**Entries shown:**
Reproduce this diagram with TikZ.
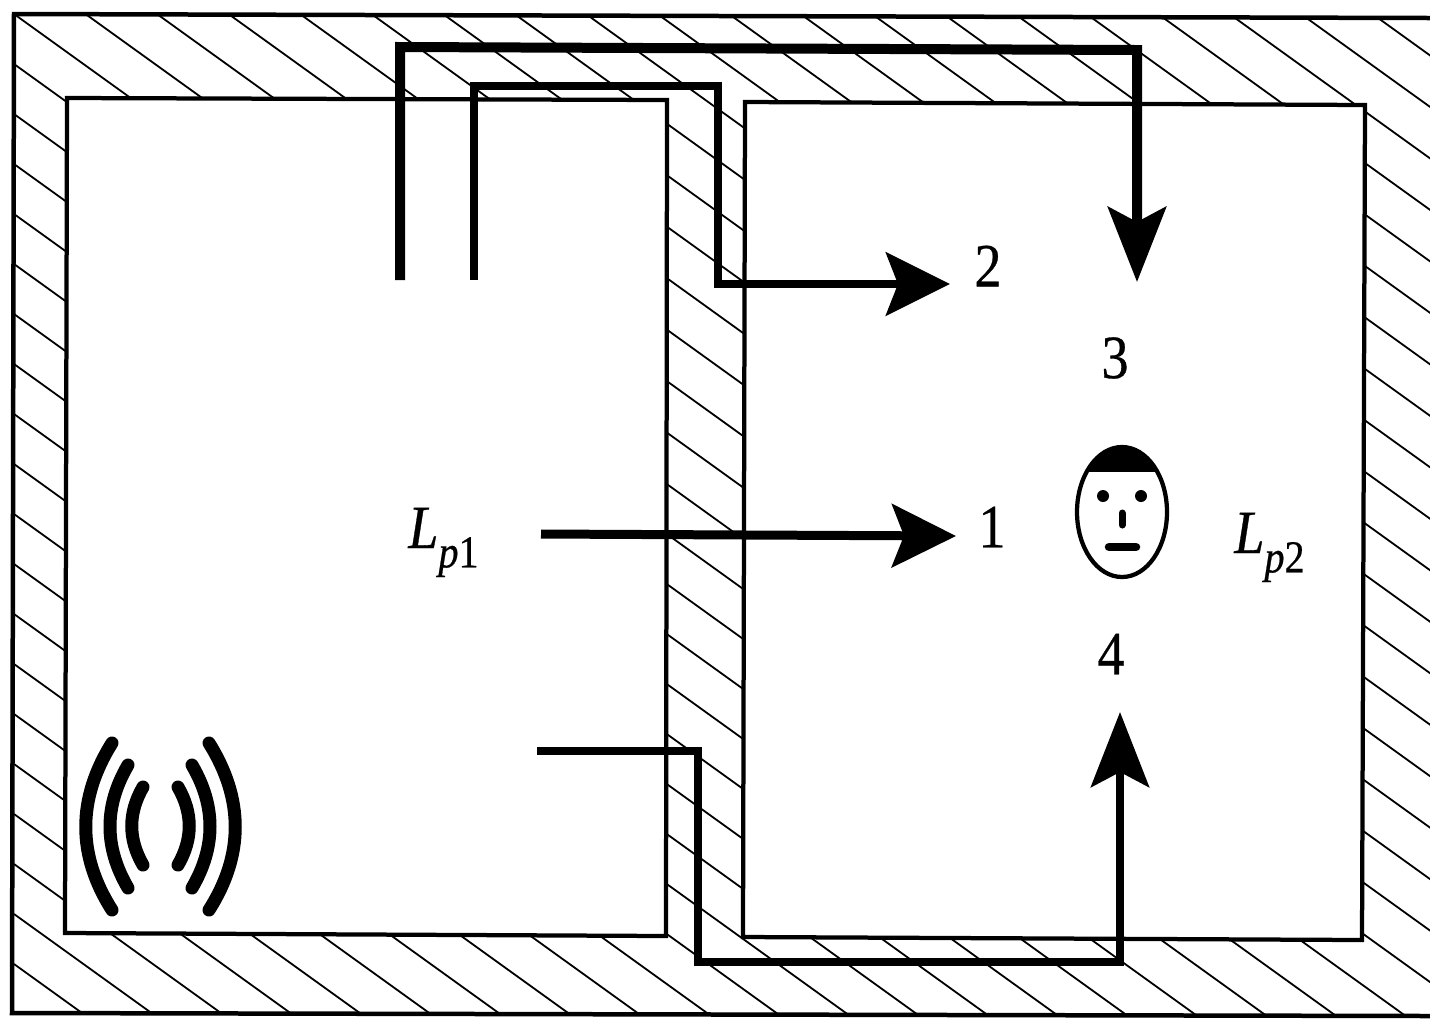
\documentclass[tikz,border=0pt]{standalone}
\usepackage{fontspec}
\setmainfont[FakeStretch=0.88,FakeBold=0.5,ItalicFeatures={FakeBold=0.5}]{Liberation Serif}
\usetikzlibrary{arrows.meta}
\newcommand{\sublabel}[2]{\textit{#1}\raisebox{-11pt}{\fontsize{26}{26}\selectfont\textit{p}#2}}
\tikzset{
  wall/.style={draw=black,line width=0.09cm,line join=miter},
  room/.style={draw=black,fill=white,line width=0.085cm,line join=miter},
  hatchline/.style={draw=black,line width=0.036cm},
  duct/.style={draw=black,line join=miter},
  headshort/.style={-{Stealth[length=1.28cm,width=1.26cm,inset=0.24cm]}},
  headtall/.style={-{Stealth[length=1.5cm,width=1.16cm,inset=0.3cm]}},
  wave/.style={draw=black,line cap=round,line width=0.26cm},
  lab/.style={font=\fontsize{35}{35}\selectfont,inner sep=0pt,text=black},
}
\begin{document}
\begin{tikzpicture}[x=0.02cm,y=-0.02cm]
\useasboundingbox (0,0) rectangle (1430,1019);
\fill[white] (0,0) rectangle (1430,1019);
% hatching of the walls
\begin{scope}
  \clip (14,14) -- (1430,18) -- (1430,1016) -- (12,1013) -- cycle;
  \foreach \k in {0,...,20} {
    \draw[hatchline] ({14+71.5*\k},14) -- ++(1500,1080);
  }
  \foreach \k in {1,...,20} {
    \draw[hatchline] (14,{14+50*\k}) -- ++(1500,1080);
  }
\end{scope}
% rooms
\path[room] (67,98) -- (667,100) -- (666,936) -- (65,933) -- cycle;
\path[room] (745,102) -- (1365,105) -- (1362,940) -- (743,937) -- cycle;
% outer wall
\path[wall] (1430,18) -- (14,14) -- (12,1013) -- (1430,1016);
% connector end points
\coordinate (s3) at (400,280); \coordinate (c3a) at (400,47); \coordinate (c3b) at (1137,50); \coordinate (t3) at (1137,282);
\coordinate (s2) at (474,280); \coordinate (c2a) at (474,86); \coordinate (c2b) at (718,86); \coordinate (c2c) at (718,284); \coordinate (t2) at (950,284);
\coordinate (s1) at (541,534); \coordinate (t1) at (956,536);
\coordinate (s4) at (537,751); \coordinate (c4a) at (698,751); \coordinate (c4b) at (698,962); \coordinate (c4c) at (1120,962); \coordinate (t4) at (1120,712);
% connectors
\draw[duct,headtall,line width=0.2cm] (s3) -- (c3a) -- (c3b) -- (t3);
\draw[duct,headshort,line width=0.17cm] (s2) -- (c2a) -- (c2b) -- (c2c) -- (t2);
\draw[duct,headshort,line width=0.18cm] (s1) -- (t1);
\draw[duct,headtall,line width=0.17cm] (s4) -- (c4a) -- (c4b) -- (c4c) -- (t4);
% labels
\node[lab,anchor=center] (n2) at (988,266) {2};
\node[lab,anchor=center] (n3) at (1115,358) {3};
\node[lab,anchor=center] (n1) at (992,527) {1};
\node[lab,anchor=center] (n4) at (1111,654) {4};
\node[lab,anchor=base west] (lp1) at (408,548) {\sublabel{L}{1}};
\node[lab,anchor=base west] (lp2) at (1234,553) {\sublabel{L}{2}};
% sound waves
\draw[wave] (112,743) .. controls (77,799) and (77,855) .. (112,910);
\draw[wave] (128,765) .. controls (104,806) and (104,847) .. (128,888);
\draw[wave] (143,787) .. controls (128,813) and (128,839) .. (143,865);
\draw[wave] (209,743) .. controls (244,799) and (244,855) .. (209,910);
\draw[wave] (192,765) .. controls (216,806) and (216,847) .. (192,888);
\draw[wave] (178,787) .. controls (193,813) and (193,839) .. (178,865);
% face
\begin{scope}
  \clip (1122,512) ellipse [x radius=46,y radius=66];
  \fill[black] (1070,440) rectangle (1175,472);
\end{scope}
\draw[black,line width=0.085cm] (1122,512) ellipse [x radius=45,y radius=65];
\fill[black] (1103,496) circle [radius=6];
\fill[black] (1141,496) circle [radius=6];
\draw[black,line cap=round,line width=0.14cm] (1122,513) -- (1122,525);
\draw[black,line cap=round,line width=0.17cm] (1109,547) -- (1136,547);
\end{tikzpicture}
\end{document}
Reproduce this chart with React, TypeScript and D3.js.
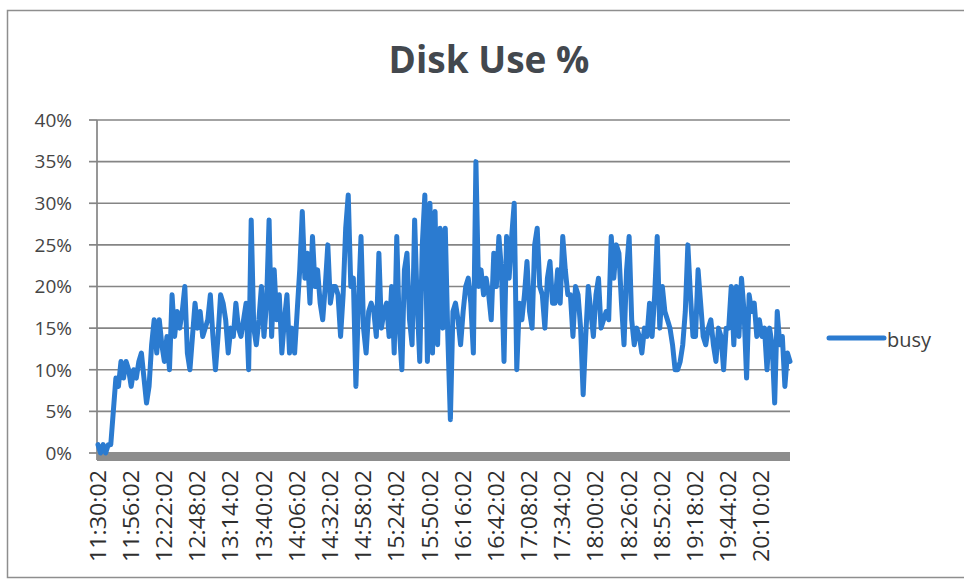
import React from "react";
import * as d3 from "d3";

const chartTitle = "Disk Use %";
const seriesName = "busy";
const yTickValues = [0, 5, 10, 15, 20, 25, 30, 35, 40];
const xTickLabels = [
  "11:30:02", "11:56:02", "12:22:02", "12:48:02", "13:14:02", "13:40:02", "14:06:02",
  "14:32:02", "14:58:02", "15:24:02", "15:50:02", "16:16:02", "16:42:02", "17:08:02",
  "17:34:02", "18:00:02", "18:26:02", "18:52:02", "19:18:02", "19:44:02", "20:10:02",
];
// one sample every 2 minutes, so a label every 13 samples (26 minutes)
const samplesPerLabel = 13;
const busy = [
  1, 0, 1, 0, 1, 1, 5, 9, 8, 11, 9, 11, 10, 8, 10, 9, 11, 12, 9, 6,
  8, 13, 16, 12, 16, 13, 11, 14, 10, 19, 14, 17, 15, 17, 20, 12, 10, 14, 18, 15,
  17, 14, 15, 16, 19, 14, 10, 14, 19, 18, 16, 12, 15, 14, 18, 15, 14, 16, 18, 10,
  28, 15, 13, 16, 20, 14, 18, 28, 14, 22, 16, 19, 12, 16, 19, 12, 15, 12, 17, 22,
  29, 21, 24, 18, 26, 20, 22, 18, 16, 20, 25, 18, 20, 20, 19, 14, 19, 27, 31, 20,
  21, 8, 18, 26, 15, 12, 17, 18, 17, 14, 24, 15, 17, 18, 14, 20, 12, 26, 15, 10,
  22, 24, 16, 13, 28, 18, 11, 25, 31, 11, 30, 12, 29, 13, 27, 15, 27, 14, 4, 17,
  18, 16, 13, 17, 20, 21, 18, 12, 35, 20, 22, 19, 21, 19, 16, 24, 20, 26, 22, 11,
  26, 21, 26, 30, 10, 18, 16, 19, 23, 17, 15, 25, 27, 20, 19, 15, 21, 23, 18, 18,
  22, 18, 26, 22, 19, 19, 14, 20, 19, 15, 7, 14, 20, 17, 14, 19, 21, 15, 16, 17,
  16, 26, 21, 25, 24, 18, 13, 22, 26, 16, 13, 15, 14, 12, 15, 14, 18, 14, 19, 26,
  15, 20, 17, 16, 15, 13, 10, 10, 11, 13, 17, 25, 19, 14, 14, 22, 18, 14, 13, 15,
  16, 13, 11, 15, 14, 10, 15, 15, 20, 13, 20, 14, 21, 17, 9, 19, 17, 18, 14, 16,
  14, 15, 10, 15, 13, 6, 17, 13, 14, 8, 12, 11,
];

const FONT = "'Open Sans', 'Liberation Sans', sans-serif";

export default function App() {
  const W = 964;
  const H = 583;
  const plotLeft = 97;
  const plotRight = 790;
  const x = d3.scaleLinear().domain([0, busy.length - 1]).range([98, 790]);
  const y = d3.scaleLinear().domain([0, 40]).range([453, 120]);
  const line = d3
    .line<number>()
    .x((_, i) => x(i))
    .y((d) => y(d));

  return (
    <svg
      width={W}
      height={H}
      style={{ position: "absolute", left: 0, top: 0, background: "#fff" }}
      fontFamily={FONT}
    >
      <rect x={0} y={0} width={W} height={H} fill="#fff" />
      {/* outer chart border */}
      <rect x={7.5} y={10.5} width={980} height={567} fill="none" stroke="#8e8e8e" strokeWidth={1.5} />

      {/* title */}
      <text x={489} y={73} textAnchor="middle" fontSize={37} fontWeight={700} fill="#43484e">
        {chartTitle}
      </text>

      {/* gridlines and y axis labels */}
      {yTickValues.map((v) => (
        <g key={v}>
          {v > 0 && (
            <line x1={plotLeft} x2={plotRight} y1={y(v)} y2={y(v)} stroke="#858585" strokeWidth={1.7} />
          )}
          <line x1={89} x2={plotLeft} y1={y(v)} y2={y(v)} stroke="#858585" strokeWidth={1.7} />
          <text x={72} y={y(v)} dy="0.36em" textAnchor="end" fontSize={19} fill="#454545">
            {v}%
          </text>
        </g>
      ))}
      {/* y axis line */}
      <line x1={plotLeft} x2={plotLeft} y1={y(40)} y2={y(0) + 7} stroke="#858585" strokeWidth={1.7} />

      {/* thick category axis band */}
      <rect x={plotLeft} y={y(0) - 1} width={plotRight - plotLeft} height={9} fill="#8d8d8d" />

      {/* series line */}
      <path
        d={line(busy) || ""}
        fill="none"
        stroke="#2b7bd0"
        strokeWidth={5}
        strokeLinejoin="round"
        strokeLinecap="round"
      />

      {/* x labels */}
      {xTickLabels.map((lab, k) => {
        const xx = x(k * samplesPerLabel);
        return (
          <text
            key={lab}
            transform={`translate(${xx},470) rotate(-90)`}
            textAnchor="end"
            dy="0.36em"
            fontSize={21}
            fill="#2e2e2e"
            textLength={92}
            lengthAdjust="spacingAndGlyphs"
          >
            {lab}
          </text>
        );
      })}

      {/* legend */}
      <line x1={829} x2={884} y1={338} y2={338} stroke="#2b7bd0" strokeWidth={5} strokeLinecap="round" />
      <text x={887} y={347} fontSize={20} fill="#404040">
        {seriesName}
      </text>
    </svg>
  );
}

**What is needed:**
Give back, unchanged, each line from the one containing "Reproduce this chart" through the one containing "import * as". Pictures are to be left out.

**Correct response:**
Reproduce this chart with React, TypeScript and D3.js.
import React from "react";
import * as d3 from "d3";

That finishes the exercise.